> **Work to complete**
Type out the data exactly as given. Skip any image.

——————————

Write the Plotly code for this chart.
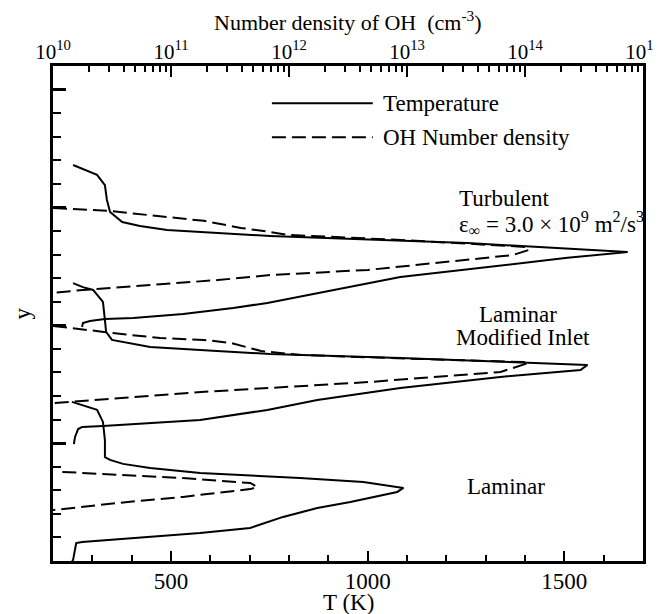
import plotly.graph_objects as go

# ---------------- data ----------------
# Temperature profiles: T in K versus y (arbitrary units)
turb_T = [251, 312, 332, 337, 345, 376, 421, 490, 752, 1253, 1661, 1508, 1083, 912, 745, 658, 531, 404, 332, 294, 276, 274]
turb_T_y = [1.680, 1.638, 1.595, 1.532, 1.481, 1.438, 1.421, 1.404, 1.379, 1.349, 1.311, 1.286, 1.205, 1.150, 1.095, 1.073, 1.048, 1.031, 1.027, 1.018, 1.010, 0.993]

mod_T = [251, 276, 302, 327, 332, 335, 350, 447, 617, 752, 1083, 1381, 1559, 1541, 1337, 1083, 872, 745, 574, 327, 274, 264, 256, 253]
mod_T_y = [1.179, 1.162, 1.150, 1.099, 1.022, 0.972, 0.938, 0.908, 0.891, 0.878, 0.861, 0.844, 0.832, 0.810, 0.781, 0.734, 0.683, 0.641, 0.598, 0.573, 0.569, 0.560, 0.526, 0.496]

lam_T = [248, 312, 327, 332, 332, 345, 378, 447, 574, 828, 989, 1091, 1075, 956, 872, 785, 701, 574, 274, 259, 251, 248]
lam_T_y = [0.675, 0.641, 0.590, 0.513, 0.441, 0.429, 0.412, 0.395, 0.373, 0.352, 0.335, 0.310, 0.293, 0.250, 0.225, 0.187, 0.140, 0.119, 0.081, 0.076, 0.004, 0.0]

# OH number density (cm^-3) versus y
turb_OH = [1.0e10, 3.0e10, 1.9e11, 3.9e11, 6.9e11, 1.0e12, 8.9e12, 1.05e14, 1.07e14, 7.9e13, 4.7e12, 6.9e11, 2.5e11, 6.6e10, 1.8e10, 1.0e10]
turb_OH_y = [1.498, 1.485, 1.443, 1.413, 1.396, 1.383, 1.362, 1.332, 1.319, 1.298, 1.235, 1.213, 1.192, 1.171, 1.150, 1.137]

mod_OH = [1.0e10, 1.8e10, 2.7e10, 4.5e10, 8.1e10, 1.9e11, 3.2e11, 5.8e11, 1.26e12, 1.3e13, 9.8e13, 1.07e14, 6.2e13, 4.7e12, 1.8e11, 1.0e10]
mod_OH_y = [0.997, 0.984, 0.972, 0.959, 0.946, 0.938, 0.925, 0.891, 0.874, 0.857, 0.844, 0.840, 0.802, 0.759, 0.717, 0.670]

lam_OH = [1.2e10, 3.5e10, 1.26e11, 3.6e11, 4.7e11, 5.4e11, 4.7e11, 1.26e11, 3.5e10, 1.0e10]
lam_OH_y = [0.378, 0.365, 0.352, 0.335, 0.331, 0.314, 0.305, 0.272, 0.246, 0.216]

# axis ticks
T_ticks = [500, 1000, 1500]
OH_decades = [10, 11, 12, 13, 14, 15]
OH_ticktext = ["10<sup>%d</sup>" % d for d in OH_decades]

FONT = "Liberation Serif"
LW = 2
DASH = "14px,6px"

fig = go.Figure()
for xs, ys in [(turb_T, turb_T_y), (mod_T, mod_T_y), (lam_T, lam_T_y)]:
    fig.add_trace(go.Scatter(x=xs, y=ys, mode="lines", xaxis="x", yaxis="y",
                             line=dict(color="black", width=LW), showlegend=False))
for xs, ys in [(turb_OH, turb_OH_y), (mod_OH, mod_OH_y), (lam_OH, lam_OH_y)]:
    fig.add_trace(go.Scatter(x=xs, y=ys, mode="lines", xaxis="x2", yaxis="y",
                             line=dict(color="black", width=LW, dash=DASH), showlegend=False))

minor_OH = [k * 10.0 ** d for d in OH_decades[:-1] for k in range(2, 10)]

# the page body has an 8px margin, so the figure is sized to fit the window
fig.update_layout(
    width=654, height=606,
    margin=dict(l=45, r=19, t=58, b=53, autoexpand=False),
    paper_bgcolor="white", plot_bgcolor="white",
    font=dict(family=FONT, size=23, color="black"),
    xaxis=dict(range=[200, 1700], tickmode="array", tickvals=T_ticks, automargin=False,
               ticks="inside", ticklen=10, tickwidth=2, tickcolor="black",
               minor=dict(dtick=100, tick0=0, ticks="inside", ticklen=6, tickwidth=1.5, tickcolor="black"),
               showline=True, linewidth=3, linecolor="black", mirror=True,
               showgrid=False, zeroline=False, ticklabelstandoff=-3,
               tickfont=dict(family=FONT, size=23)),
    xaxis2=dict(type="log", range=[10, 15], overlaying="x", side="top", anchor="y", automargin=False,
                tickmode="array", tickvals=[10.0 ** d for d in OH_decades], ticktext=OH_ticktext,
                ticks="inside", ticklen=11, tickwidth=2, tickcolor="black",
                minor=dict(tickmode="array", tickvals=minor_OH, ticks="inside", ticklen=6,
                           tickwidth=1.5, tickcolor="black", showgrid=False),
                showline=True, linewidth=3, linecolor="black",
                showgrid=False, zeroline=False, ticklabelstandoff=-4,
                tickfont=dict(family=FONT, size=21)),
    yaxis=dict(range=[0, 2.1], tick0=0, dtick=0.5, showticklabels=False, automargin=False,
               ticks="inside", ticklen=13, tickwidth=3, tickcolor="black",
               minor=dict(dtick=0.1, tick0=0, ticks="inside", ticklen=8, tickwidth=1.5, tickcolor="black"),
               showline=True, linewidth=3, linecolor="black", mirror=True,
               showgrid=False, zeroline=False),
)

# legend drawn as shapes + text (paper coordinates)
fig.add_shape(type="line", xref="paper", yref="paper", x0=0.371, x1=0.542, y0=0.925, y1=0.925,
              line=dict(color="black", width=LW))
fig.add_shape(type="line", xref="paper", yref="paper", x0=0.371, x1=0.542, y0=0.856, y1=0.856,
              line=dict(color="black", width=LW, dash=DASH))
ann = [
    (0.556, 0.925, "Temperature", "left", 0, 23),
    (0.556, 0.856, "OH Number density", "left", 0, 23),
    (0.685, 0.733, "Turbulent", "left", 0, 23),
    (0.685, 0.681, "ε<sub>∞</sub> = 3.0 × 10<sup>9</sup> m<sup>2</sup>/s<sup>3</sup>", "left", 0, 23),
    (0.788, 0.497, "Laminar", "center", 0, 23),
    (0.797, 0.4525, "Modified Inlet", "center", 0, 23),
    (0.768, 0.1495, "Laminar", "center", 0, 23),
    # axis titles
    (0.5, -0.084, "T (K)", "center", 0, 23),
    (0.5, 1.090, "Number density of OH  (cm<sup>-3</sup>)", "center", 0, 22),
    (-0.051, 0.5, "y", "center", -90, 23),
]
for x, y, t, xa, rot, fs in ann:
    fig.add_annotation(x=x, y=y, xref="paper", yref="paper", text=t, showarrow=False,
                       xanchor=xa, yanchor="middle", textangle=rot,
                       font=dict(family=FONT, size=fs, color="black"))

fig.write_html("out.html")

——————————

> **Reply to the exercise**
Write the Plotly code for this chart.
import plotly.graph_objects as go

# ---------------- data ----------------
# Temperature profiles: T in K versus y (arbitrary units)
turb_T = [251, 312, 332, 337, 345, 376, 421, 490, 752, 1253, 1661, 1508, 1083, 912, 745, 658, 531, 404, 332, 294, 276, 274]
turb_T_y = [1.680, 1.638, 1.595, 1.532, 1.481, 1.438, 1.421, 1.404, 1.379, 1.349, 1.311, 1.286, 1.205, 1.150, 1.095, 1.073, 1.048, 1.031, 1.027, 1.018, 1.010, 0.993]

mod_T = [251, 276, 302, 327, 332, 335, 350, 447, 617, 752, 1083, 1381, 1559, 1541, 1337, 1083, 872, 745, 574, 327, 274, 264, 256, 253]
mod_T_y = [1.179, 1.162, 1.150, 1.099, 1.022, 0.972, 0.938, 0.908, 0.891, 0.878, 0.861, 0.844, 0.832, 0.810, 0.781, 0.734, 0.683, 0.641, 0.598, 0.573, 0.569, 0.560, 0.526, 0.496]

lam_T = [248, 312, 327, 332, 332, 345, 378, 447, 574, 828, 989, 1091, 1075, 956, 872, 785, 701, 574, 274, 259, 251, 248]
lam_T_y = [0.675, 0.641, 0.590, 0.513, 0.441, 0.429, 0.412, 0.395, 0.373, 0.352, 0.335, 0.310, 0.293, 0.250, 0.225, 0.187, 0.140, 0.119, 0.081, 0.076, 0.004, 0.0]

# OH number density (cm^-3) versus y
turb_OH = [1.0e10, 3.0e10, 1.9e11, 3.9e11, 6.9e11, 1.0e12, 8.9e12, 1.05e14, 1.07e14, 7.9e13, 4.7e12, 6.9e11, 2.5e11, 6.6e10, 1.8e10, 1.0e10]
turb_OH_y = [1.498, 1.485, 1.443, 1.413, 1.396, 1.383, 1.362, 1.332, 1.319, 1.298, 1.235, 1.213, 1.192, 1.171, 1.150, 1.137]

mod_OH = [1.0e10, 1.8e10, 2.7e10, 4.5e10, 8.1e10, 1.9e11, 3.2e11, 5.8e11, 1.26e12, 1.3e13, 9.8e13, 1.07e14, 6.2e13, 4.7e12, 1.8e11, 1.0e10]
mod_OH_y = [0.997, 0.984, 0.972, 0.959, 0.946, 0.938, 0.925, 0.891, 0.874, 0.857, 0.844, 0.840, 0.802, 0.759, 0.717, 0.670]

lam_OH = [1.2e10, 3.5e10, 1.26e11, 3.6e11, 4.7e11, 5.4e11, 4.7e11, 1.26e11, 3.5e10, 1.0e10]
lam_OH_y = [0.378, 0.365, 0.352, 0.335, 0.331, 0.314, 0.305, 0.272, 0.246, 0.216]

# axis ticks
T_ticks = [500, 1000, 1500]
OH_decades = [10, 11, 12, 13, 14, 15]
OH_ticktext = ["10<sup>%d</sup>" % d for d in OH_decades]

FONT = "Liberation Serif"
LW = 2
DASH = "14px,6px"

fig = go.Figure()
for xs, ys in [(turb_T, turb_T_y), (mod_T, mod_T_y), (lam_T, lam_T_y)]:
    fig.add_trace(go.Scatter(x=xs, y=ys, mode="lines", xaxis="x", yaxis="y",
                             line=dict(color="black", width=LW), showlegend=False))
for xs, ys in [(turb_OH, turb_OH_y), (mod_OH, mod_OH_y), (lam_OH, lam_OH_y)]:
    fig.add_trace(go.Scatter(x=xs, y=ys, mode="lines", xaxis="x2", yaxis="y",
                             line=dict(color="black", width=LW, dash=DASH), showlegend=False))

minor_OH = [k * 10.0 ** d for d in OH_decades[:-1] for k in range(2, 10)]

# the page body has an 8px margin, so the figure is sized to fit the window
fig.update_layout(
    width=654, height=606,
    margin=dict(l=45, r=19, t=58, b=53, autoexpand=False),
    paper_bgcolor="white", plot_bgcolor="white",
    font=dict(family=FONT, size=23, color="black"),
    xaxis=dict(range=[200, 1700], tickmode="array", tickvals=T_ticks, automargin=False,
               ticks="inside", ticklen=10, tickwidth=2, tickcolor="black",
               minor=dict(dtick=100, tick0=0, ticks="inside", ticklen=6, tickwidth=1.5, tickcolor="black"),
               showline=True, linewidth=3, linecolor="black", mirror=True,
               showgrid=False, zeroline=False, ticklabelstandoff=-3,
               tickfont=dict(family=FONT, size=23)),
    xaxis2=dict(type="log", range=[10, 15], overlaying="x", side="top", anchor="y", automargin=False,
                tickmode="array", tickvals=[10.0 ** d for d in OH_decades], ticktext=OH_ticktext,
                ticks="inside", ticklen=11, tickwidth=2, tickcolor="black",
                minor=dict(tickmode="array", tickvals=minor_OH, ticks="inside", ticklen=6,
                           tickwidth=1.5, tickcolor="black", showgrid=False),
                showline=True, linewidth=3, linecolor="black",
                showgrid=False, zeroline=False, ticklabelstandoff=-4,
                tickfont=dict(family=FONT, size=21)),
    yaxis=dict(range=[0, 2.1], tick0=0, dtick=0.5, showticklabels=False, automargin=False,
               ticks="inside", ticklen=13, tickwidth=3, tickcolor="black",
               minor=dict(dtick=0.1, tick0=0, ticks="inside", ticklen=8, tickwidth=1.5, tickcolor="black"),
               showline=True, linewidth=3, linecolor="black", mirror=True,
               showgrid=False, zeroline=False),
)

# legend drawn as shapes + text (paper coordinates)
fig.add_shape(type="line", xref="paper", yref="paper", x0=0.371, x1=0.542, y0=0.925, y1=0.925,
              line=dict(color="black", width=LW))
fig.add_shape(type="line", xref="paper", yref="paper", x0=0.371, x1=0.542, y0=0.856, y1=0.856,
              line=dict(color="black", width=LW, dash=DASH))
ann = [
    (0.556, 0.925, "Temperature", "left", 0, 23),
    (0.556, 0.856, "OH Number density", "left", 0, 23),
    (0.685, 0.733, "Turbulent", "left", 0, 23),
    (0.685, 0.681, "ε<sub>∞</sub> = 3.0 × 10<sup>9</sup> m<sup>2</sup>/s<sup>3</sup>", "left", 0, 23),
    (0.788, 0.497, "Laminar", "center", 0, 23),
    (0.797, 0.4525, "Modified Inlet", "center", 0, 23),
    (0.768, 0.1495, "Laminar", "center", 0, 23),
    # axis titles
    (0.5, -0.084, "T (K)", "center", 0, 23),
    (0.5, 1.090, "Number density of OH  (cm<sup>-3</sup>)", "center", 0, 22),
    (-0.051, 0.5, "y", "center", -90, 23),
]
for x, y, t, xa, rot, fs in ann:
    fig.add_annotation(x=x, y=y, xref="paper", yref="paper", text=t, showarrow=False,
                       xanchor=xa, yanchor="middle", textangle=rot,
                       font=dict(family=FONT, size=fs, color="black"))

fig.write_html("out.html")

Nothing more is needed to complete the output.